En 2003, Roger Alcaly, director de una firma de inversiones norteamericana, afirmaba en su libro The New Economy que en las últimas décadas del siglo XX el mundo había iniciado «un periodo de gran innovación y revitalización», cuyo impacto se dejaría sentir «por al menos otra generación y probablemente incluso por más tiempo», comparable en trascendencia a otros grandes cambios históricos, como la revolución industrial.
Más grave resultó el caso de Alan Greenspan, quien en The Age of Turbulence, publicado en 2007, celebraba las glorias de «un mundo de economía capitalista global» mucho más «flexible, resistente, abierta y autocorrectora» que la del pasado, y pronosticaba una larga etapa de crecimiento para Estados Unidos y para el mundo entero, si se mantenían los principios liberales de respeto a los derechos de la propiedad y no interferencia del Estado en la economía. Pocos meses más tarde de la aparición del libro, el 6 de agosto de 2007, American Home Mortgage, una gran empresa privada dedicada al crédito hipotecario, se declaraba en bancarrota, como consecuencia de la caída de los precios en el mercado inmobiliario norteamericano, y se iniciaba una catástrofe económica sin precedentes en que las instituciones financieras iban a forzar al Estado a que interviniera para salvarlas del desastre.

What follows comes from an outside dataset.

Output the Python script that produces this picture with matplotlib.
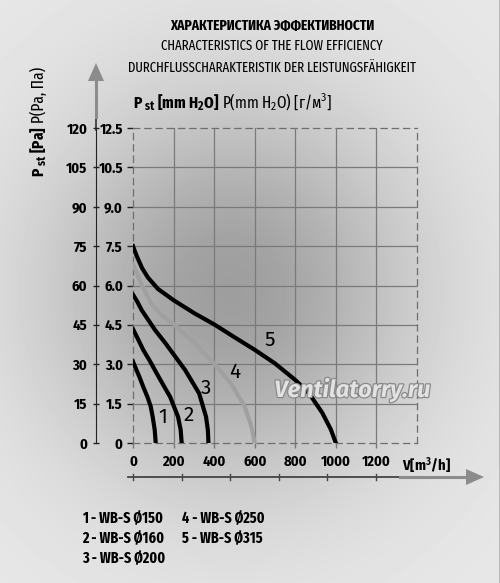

Sorprende la contundencia con que Greenspan expresaba sus convicciones acerca del brillante futuro del capitalismo desregulado que él mismo había contribuido a alentar, cuando se lee en su biografía, escrita por Bob Woodward, que, en la época en que frecuentaba la secta que lideraba aquella plúmbea novelista que se llamaba Ayn Rand, Greenspan tuvo problemas con sus compañeros «objetivistas» porque sostenía que no le era posible demostrar con certeza ni siquiera su propia existencia, lo que le valió de uno de sus correligionarios el apodo de El Funerario. De haberse mantenido más consecuente con estos principios tal vez hubiera contribuido a que millones de asalariados de los cinco continentes no perdiesen sus puestos de trabajo.
Tras estas consideraciones sólo me cabe expresar el deseo de que los dioses nos libren de profetas y nos enseñen a ser más críticos con las promesas electorales.